The decision



Upper Tribunal
(Immigration and Asylum Chamber) Appeal Number: UI-2022-001645
DA/00012/2021


THE IMMIGRATION ACTS



Heard at Field House
On the 15 October 2022


Decision & Reasons Promulgated
On the 28 November 2022


Before

MRS JUSTICE THORNTON
UPPER TRIBUNAL JUDGE BRUCE


Between

Mikolaj Porazewski
(no anonymity direction made)
Appellant
And

Secretary of State for the Home Department
Respondent


For the Appellant: Ms N. Bustani, Counsel instructed by TMC Solicitors
For the Respondent: Ms Willocks-Briscoe , Senior Home Office Presenting Officer


DECISION AND REASONS
1. The Appellant is a national of Poland born in 1983. He appeals with permission against the decision of the First-tier Tribunal (Judge Freer) to dismiss his appeal under the Immigration (European Economic Area) Regulations 2016.
2. The Appellant has lived in the UK since 2008 when he was, as a ten year old child, brought here by his mother. The background to the appeal before the First-tier Tribunal was that he now faced deportation action because he was, on the 16th November 2018, convicted of three counts of conspiracy to supply Class A drugs, possession of an offensive weapon and assault occasioning grievous bodily harm. He was sentenced to concurrent sentences totalling 54 months’ imprisonment.
3. The first task for the First-tier Tribunal was to determine the correct legal framework.
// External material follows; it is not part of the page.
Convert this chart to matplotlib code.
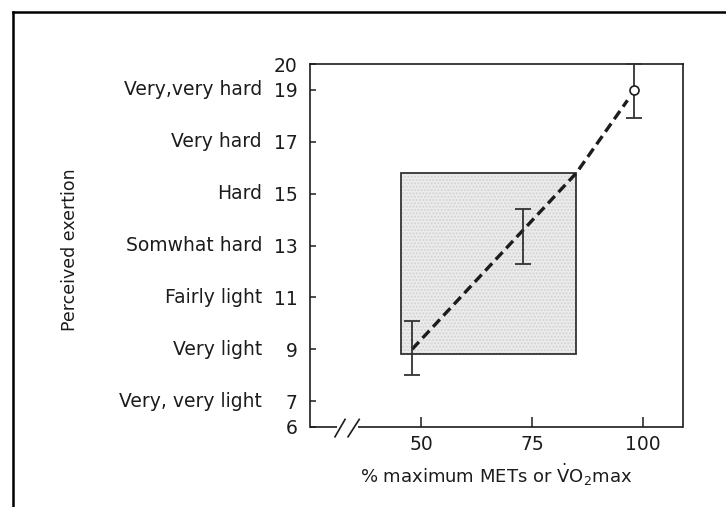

As it noted, under Regulation 27 of the Immigration (European Economic Area) Regulations 2016 there are three tiers of protection open to persons facing deportation under those regulations. Which one of those tiers applied to the Appellant was therefore an important first step in the decision. The Tribunal recognises this at its paragraph 12 where it notes that regulation 27(4)(a) provides that where an EEA national has been resident in the UK for a continuous period of at least 10 years they cannot be deported except on “imperative grounds of public security”.
4. As it happens the Tribunal did not find it necessary to conduct its own evaluation of whether the Appellant attracted that particular level of protection, the highest available under the regulations, since that much was expressly accepted by the Respondent. At the hearing the Appellant produced a letter from his primary school which confirmed his presence in the UK at least from the start of the school term on the 3rd September 2008. The letter itself was accepted as genuine by the Respondent’s representative on the day [see paragraph 7 of the decision] and acknowledged in his submissions which are recorded in the decision [at paragraph 40] as follows: “if I accept the letter from Park Academy, the Appellant has been here ten clear years and only imperative grounds are available”. To reinforce that position the Presenting Officer on the day directed their submissions to arguing that the Appellant’s offending met that very high test. Before us Ms Willocks-Briscoe accepted that this had been the concession made before Judge Freer, and declined to ask us to depart from it, as the Rule 24 response had suggested that she might.
5. It is therefore difficult to understand why the First-tier Tribunal directed itself, under the heading ‘Findings: the Appellant’s Credibility and Findings of Fact’, at its paragraph 57, as follows:
“I now turn to the legal tests and analysis. I have to consider if:
(i) The threat posed is a realistic one;
(ii) Does it currently exist (including consideration of professional views on rehabilitation); and
(iii) Is it sufficiently serious so as to threaten at least one of the fundamental interests of society”
6. We are satisfied that this was a misdirection, suggestive of the Tribunal assessing the case on the basis that the Appellant benefitted only from the basic, lowest level of protection from expulsion. Although Ms Willocks-Briscoe is right to say that the “imperative grounds” test is referred to elsewhere in the decision, notably at the Tribunal’s paragraphs 12 and 19, it is not discernible in the reasoning that follows paragraph 57 that the Tribunal anywhere considered whether the “imperative grounds” test was in fact met. Most concerningly the global conclusion expressed at paragraph 71 appears consistent with paragraph 57, and serves to indicate that it was the lowest level of protection which the Tribunal had in mind:
“I find that there is shown by the evidence, to the balance of probability, a real and present threat to more than one fundamental interest of society, presented by this Appellant”.
7. Thus we are satisfied that the decision cannot be saved by the fact that the correct test is referred to elsewhere.
8. It follows that we need not deal with Ms Bustani’s second ground, which deals with the way that the Tribunal approached the related question of proportionality. We set the decision of the Tribunal aside in its entirety so that it may be remade applying the correct legal framework to the now accepted facts that the Appellant had, prior to the decision to deport, accrued ten years’ residence in accordance with the Immigration (European Economic Area) Regulations 2016.

Decisions
9. The decision of the First-tier Tribunal is set aside.
10. The decision is to be remade de novo in the First-tier Tribunal by a judge other than Judge Freer.
11. There is no order for anonymity. No application was made for such an order and on the facts we see no reason for one to be made.